I think NOTHING or NO_VALUE is the right identity in this case:

f(NOTHING, x) = x, f(x, NOTHING) = x, f(NOTHING, NOTHING) = NOTHING


From: Tim Davis [mailto:davis@tamu.edu] Sent: Tuesday, July 23, 2019 9:54 AM To: Tim Davis davis@tamu.edu Cc: Aydin Buluc abuluc@lbl.gov; Carl Yang ctcyang@ucdavis.edu; Gabb, Henry A henry.a.gabb@intel.com; John Gilbert gilbert@cs.ucsb.edu; Jose Moreira jmoreira@us.ibm.com; Kepner, Jeremy - 0553 - MITLL kepner@ll.mit.edu; Mattson, Timothy G timothy.g.mattson@intel.com; Scott McMillan smcmillan@sei.cmu.edu Subject: Re: operators of an unusual kind

I think "EITHER" would be good. I do see the problem with ANY, since f = ANY(3,4) could be misunderstood as "ignore the input arguments, just return any result in the domain: pi, zero, +infinity, I don't care".

So the multiply operator could be z = either(x,y), which is defined as "either(x,y) = either x or y, as determined by the function itself".

I think that's clear ... any thoughts on either?

The other problem with "any" is that Python, R, Octave, and MATLAB define it as the logical or of a boolean array. So if we used the word "ANY", then someone familiar with those languages could be confused.

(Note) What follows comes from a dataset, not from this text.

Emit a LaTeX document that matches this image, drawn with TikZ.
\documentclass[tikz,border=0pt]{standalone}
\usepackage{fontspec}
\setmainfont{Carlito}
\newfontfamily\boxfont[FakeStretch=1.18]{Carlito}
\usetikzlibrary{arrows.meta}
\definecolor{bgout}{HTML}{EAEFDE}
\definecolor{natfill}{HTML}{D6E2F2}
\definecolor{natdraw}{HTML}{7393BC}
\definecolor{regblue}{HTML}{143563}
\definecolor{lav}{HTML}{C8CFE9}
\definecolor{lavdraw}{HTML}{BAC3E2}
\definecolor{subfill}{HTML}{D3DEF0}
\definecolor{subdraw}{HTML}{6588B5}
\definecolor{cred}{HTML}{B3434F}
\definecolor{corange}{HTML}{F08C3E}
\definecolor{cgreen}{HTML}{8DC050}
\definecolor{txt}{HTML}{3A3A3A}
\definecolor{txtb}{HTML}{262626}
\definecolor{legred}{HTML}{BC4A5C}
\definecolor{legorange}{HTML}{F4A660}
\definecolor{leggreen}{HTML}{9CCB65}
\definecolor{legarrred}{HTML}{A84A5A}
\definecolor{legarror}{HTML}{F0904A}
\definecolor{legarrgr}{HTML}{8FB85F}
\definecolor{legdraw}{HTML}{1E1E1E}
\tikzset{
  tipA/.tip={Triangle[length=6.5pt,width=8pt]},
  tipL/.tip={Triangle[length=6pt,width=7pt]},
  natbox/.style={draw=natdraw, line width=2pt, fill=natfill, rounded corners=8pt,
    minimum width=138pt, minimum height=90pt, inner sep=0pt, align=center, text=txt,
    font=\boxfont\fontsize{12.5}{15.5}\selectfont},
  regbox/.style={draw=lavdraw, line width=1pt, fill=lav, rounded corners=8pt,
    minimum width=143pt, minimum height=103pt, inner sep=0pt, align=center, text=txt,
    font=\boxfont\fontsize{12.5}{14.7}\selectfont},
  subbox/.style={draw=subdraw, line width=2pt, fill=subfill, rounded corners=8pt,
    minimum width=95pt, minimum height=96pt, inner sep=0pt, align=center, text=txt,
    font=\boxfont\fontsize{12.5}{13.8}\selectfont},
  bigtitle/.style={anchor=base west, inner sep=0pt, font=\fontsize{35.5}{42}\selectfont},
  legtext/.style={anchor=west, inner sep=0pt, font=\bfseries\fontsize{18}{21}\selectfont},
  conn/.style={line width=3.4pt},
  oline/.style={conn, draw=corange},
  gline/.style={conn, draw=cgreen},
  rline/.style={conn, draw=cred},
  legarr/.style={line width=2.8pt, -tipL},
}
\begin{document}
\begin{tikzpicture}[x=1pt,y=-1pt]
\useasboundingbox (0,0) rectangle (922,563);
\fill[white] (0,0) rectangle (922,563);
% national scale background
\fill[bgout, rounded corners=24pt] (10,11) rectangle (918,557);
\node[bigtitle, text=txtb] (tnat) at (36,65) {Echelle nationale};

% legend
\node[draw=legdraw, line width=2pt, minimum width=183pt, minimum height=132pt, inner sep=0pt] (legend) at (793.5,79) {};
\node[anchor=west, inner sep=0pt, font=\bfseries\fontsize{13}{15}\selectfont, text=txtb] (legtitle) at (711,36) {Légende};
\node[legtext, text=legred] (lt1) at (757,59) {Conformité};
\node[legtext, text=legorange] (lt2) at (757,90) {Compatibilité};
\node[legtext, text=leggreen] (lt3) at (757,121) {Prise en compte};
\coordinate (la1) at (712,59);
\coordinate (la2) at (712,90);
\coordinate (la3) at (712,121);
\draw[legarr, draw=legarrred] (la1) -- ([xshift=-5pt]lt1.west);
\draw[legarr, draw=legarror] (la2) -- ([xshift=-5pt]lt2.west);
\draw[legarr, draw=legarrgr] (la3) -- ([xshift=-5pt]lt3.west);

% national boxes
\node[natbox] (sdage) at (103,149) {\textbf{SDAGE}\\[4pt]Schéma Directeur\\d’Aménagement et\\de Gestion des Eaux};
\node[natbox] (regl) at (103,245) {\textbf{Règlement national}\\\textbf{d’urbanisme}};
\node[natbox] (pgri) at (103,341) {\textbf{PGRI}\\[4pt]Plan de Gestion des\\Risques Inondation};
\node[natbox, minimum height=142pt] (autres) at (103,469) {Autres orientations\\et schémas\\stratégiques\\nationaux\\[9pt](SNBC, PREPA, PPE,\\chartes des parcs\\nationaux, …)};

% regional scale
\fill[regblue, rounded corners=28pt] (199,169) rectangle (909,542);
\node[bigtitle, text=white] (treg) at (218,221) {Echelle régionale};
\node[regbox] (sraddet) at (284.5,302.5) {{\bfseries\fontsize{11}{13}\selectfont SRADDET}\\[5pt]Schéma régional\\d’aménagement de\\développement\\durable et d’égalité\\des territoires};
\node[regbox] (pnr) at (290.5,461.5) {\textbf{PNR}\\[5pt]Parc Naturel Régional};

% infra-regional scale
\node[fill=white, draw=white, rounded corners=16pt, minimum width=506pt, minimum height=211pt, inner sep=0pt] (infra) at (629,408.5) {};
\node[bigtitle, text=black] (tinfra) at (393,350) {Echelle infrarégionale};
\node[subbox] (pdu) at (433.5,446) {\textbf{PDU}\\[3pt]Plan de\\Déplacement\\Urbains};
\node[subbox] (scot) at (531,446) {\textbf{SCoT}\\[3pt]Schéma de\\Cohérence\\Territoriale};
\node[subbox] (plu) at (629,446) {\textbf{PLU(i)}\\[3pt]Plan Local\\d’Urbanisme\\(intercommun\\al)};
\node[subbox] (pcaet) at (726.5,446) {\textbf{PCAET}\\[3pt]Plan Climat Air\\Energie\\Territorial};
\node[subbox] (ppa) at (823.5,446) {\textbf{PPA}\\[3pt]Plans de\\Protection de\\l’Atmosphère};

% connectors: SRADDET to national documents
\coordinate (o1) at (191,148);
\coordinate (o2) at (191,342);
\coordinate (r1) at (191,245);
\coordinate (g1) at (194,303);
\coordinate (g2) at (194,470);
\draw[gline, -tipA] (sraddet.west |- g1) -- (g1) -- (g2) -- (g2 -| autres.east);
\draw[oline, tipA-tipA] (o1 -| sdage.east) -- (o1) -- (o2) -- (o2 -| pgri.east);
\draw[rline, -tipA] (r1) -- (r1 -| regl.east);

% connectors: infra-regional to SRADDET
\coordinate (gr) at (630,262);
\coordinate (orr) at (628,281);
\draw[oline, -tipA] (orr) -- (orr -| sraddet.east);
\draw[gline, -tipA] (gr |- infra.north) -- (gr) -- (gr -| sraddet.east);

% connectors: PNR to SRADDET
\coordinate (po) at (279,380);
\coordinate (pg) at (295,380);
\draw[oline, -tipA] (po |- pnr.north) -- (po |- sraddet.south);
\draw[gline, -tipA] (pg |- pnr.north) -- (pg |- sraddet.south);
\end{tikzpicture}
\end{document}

Those languages don’t have an EITHER function so there should be no confusion

DrTimothyAldenDavis commented 3 years ago

The ANY operator and the corresponding ANY monoid are powerful, and the only way to get close to the performance of the GAP Benchmark for BFS. For example the GAP benchmark for BFS on the kron matrix is about 0.3 seconds on my desktop. My BFS with the ANY_SECONDI semiring takes about 0.5 seconds, so I'm already slower than Scott Beamer's benchmark, but getting quite close. If use the MIN_SECONDI semiring, the time increases to 1.5 seconds (and that is by using the GxB_SECONDI operator to return the parent index, as an "IndexBinaryOp" it might be called in the spec).

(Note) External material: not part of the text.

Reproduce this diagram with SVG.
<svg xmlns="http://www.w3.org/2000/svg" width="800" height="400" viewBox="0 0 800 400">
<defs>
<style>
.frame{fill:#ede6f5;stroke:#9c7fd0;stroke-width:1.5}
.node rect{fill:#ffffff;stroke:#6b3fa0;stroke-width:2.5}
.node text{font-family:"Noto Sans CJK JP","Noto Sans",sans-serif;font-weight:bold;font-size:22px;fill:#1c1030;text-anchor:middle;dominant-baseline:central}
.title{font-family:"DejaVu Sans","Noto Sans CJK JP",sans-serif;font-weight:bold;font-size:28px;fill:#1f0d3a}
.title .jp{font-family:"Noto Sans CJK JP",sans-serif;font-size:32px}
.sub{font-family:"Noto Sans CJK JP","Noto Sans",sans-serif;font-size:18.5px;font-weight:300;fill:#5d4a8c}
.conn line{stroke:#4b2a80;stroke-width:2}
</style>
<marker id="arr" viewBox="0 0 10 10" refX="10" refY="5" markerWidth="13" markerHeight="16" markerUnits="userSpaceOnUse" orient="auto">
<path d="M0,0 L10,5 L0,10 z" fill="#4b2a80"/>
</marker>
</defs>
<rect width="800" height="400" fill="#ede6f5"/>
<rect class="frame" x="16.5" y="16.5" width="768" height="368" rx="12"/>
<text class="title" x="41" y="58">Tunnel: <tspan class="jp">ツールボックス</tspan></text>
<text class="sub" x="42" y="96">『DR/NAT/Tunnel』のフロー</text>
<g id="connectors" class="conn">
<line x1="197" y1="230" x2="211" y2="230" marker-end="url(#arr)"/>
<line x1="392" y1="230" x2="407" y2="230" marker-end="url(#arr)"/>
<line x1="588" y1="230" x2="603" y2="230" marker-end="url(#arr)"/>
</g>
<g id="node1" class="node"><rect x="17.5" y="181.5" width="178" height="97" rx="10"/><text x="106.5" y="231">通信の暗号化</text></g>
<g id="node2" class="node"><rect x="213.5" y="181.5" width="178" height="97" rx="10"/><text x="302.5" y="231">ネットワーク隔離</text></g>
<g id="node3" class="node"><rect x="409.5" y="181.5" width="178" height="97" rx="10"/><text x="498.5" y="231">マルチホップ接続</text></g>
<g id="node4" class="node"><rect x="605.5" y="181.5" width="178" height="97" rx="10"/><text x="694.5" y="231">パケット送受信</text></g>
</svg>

So just using the ANY monoid instead of the MIN monoid speeds up the BFS by a factor of 3. That is huge.

The vanilla BFS (without any GxB extensions) is even slower, at around 6 or 7 seconds.

The operator is simple to define for the spec, just z = f(x,y) = x, or y, the library gets to pick at its discretion (it may or may not be deterministic, solely at the discretion of the internal decisions of the library). Any library that needs the GrB_ANY_T as a binary operator can just replace it with GrB_FIRST_T or GrB_SECOND_T as they like (either is fine and meets the spec). Any library that needs to compute with the GrB_ANY_MONOID would need to add its logic, but the logic is simple when used inside a matrix-multiply algorithm or in a GrB_reduce.